After deciding that his mission in life was art, Vincent left Belgium and went to Brussels, then to his family home, where he proceeded to have his second disastrous encounter with women, a young widow named Kee, who rejected him, after he chased her frantically. This experience made Vincent long for human warmth and love, which he craved, and he then fell in love with a prostitute name Sien, who also ended up rejecting him.

After these unfortunate incidents, Van Goph moved to Paris, where he discovered a world of literature, music, and art. More importantly, Japanese wood block prints, which influenced his work greatly. After being exposed to other artists, his work began to change, and in two years had done a complete turn about. Gone was the dark depressing drawings, they were now colourful and light, they had a beautiful sense of wellbeing in them. Paris had changed Van Goph, the whole atmosphere, activity, the people, even the weather, it was bursting with activity, warm weather, and gaiety now surrounded him. So he starting doing portraits of friend, in vivid colour.

Van Goph started to experiment using wood block prints, dots of colour that made up the detailed paintings of cafes, and restaurants. So Paris seemed to liberate him and give him the freedom to experiment with his work and the technique's he used. He started to experiment with colour, and the moods and emotions that it invocated, his subjects also changed from peasants, to portraits, flowers, landscapes and still life's.
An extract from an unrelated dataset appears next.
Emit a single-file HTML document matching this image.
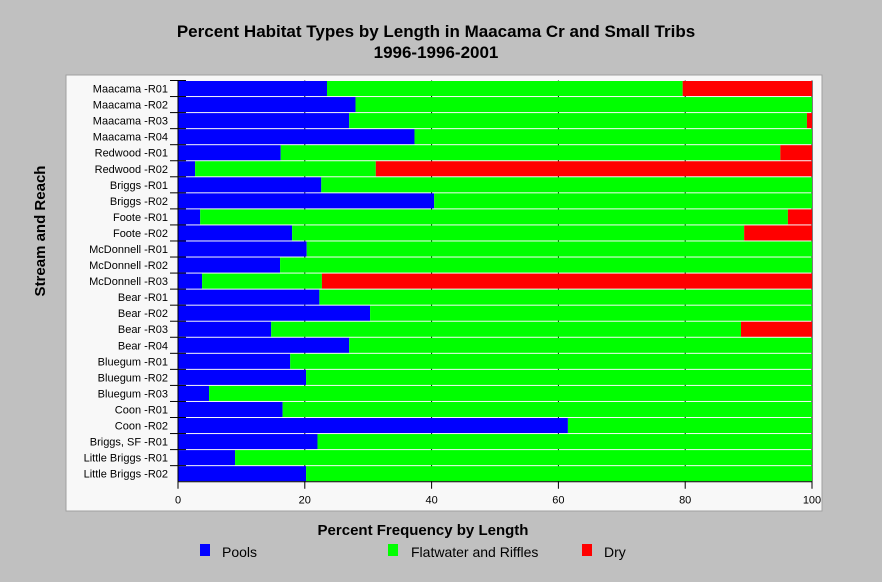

Unfortunately Van Goph started to change mentally, he became depressed, suffering the rejection of other artists and people, he was a very depressed man. To try to save himself, he left Paris and went to arles. Here he pursed his belief in colour representing emotion and mood, and began to use colour as a representation of emotion. His best works came in this time, Sunflowers is one of them. The detail in this painting is incredible, the use of colour as well, the way he used yellow, a sign of life, friendship, warmth, caring , is all expressed through the detail and colour of this one painting. Van Goph became an expert colourist. In another painting of this time, the harvest, he uses greens, violets, yellow, and blues, tranquil colours which compliment each other, and have a whole aura of well being and peace. He used short, strong brush strokes of colour, which help to define and heighten the difference in the colours.

Soon Vincent's mental health began to deteriorate at an alarming speed, and his paintings reflected this. His paintings started to have sadness about them, a loneliness, which was reflected by the depressing blues and greys that Van Gpoh was using in his paintings. One of these extremely sad paintings was the wheat fields with crows, a painting with a depressing, foreboding sky, painted in short, strong brush stokes, which added to the element of confusion and despair, which echoed Van Gophs state of mind, and his loneliness, the rejection he felt from the human race.

Van Gophs last self portrait showed the sorrow and depression that he felt everyday. The painting was done incorporating the depressing and sad tones of blue, which was in the back ground in swirls and twists, echoing the befuddled state of his mind, the questions, his eyes wide and piercing, gaunt sunken cheeks and the blue suit he was wearing. The whole painting echoed his pain and loneliness. Van Goph was a very depressed man, and it showed at the end through his paintings.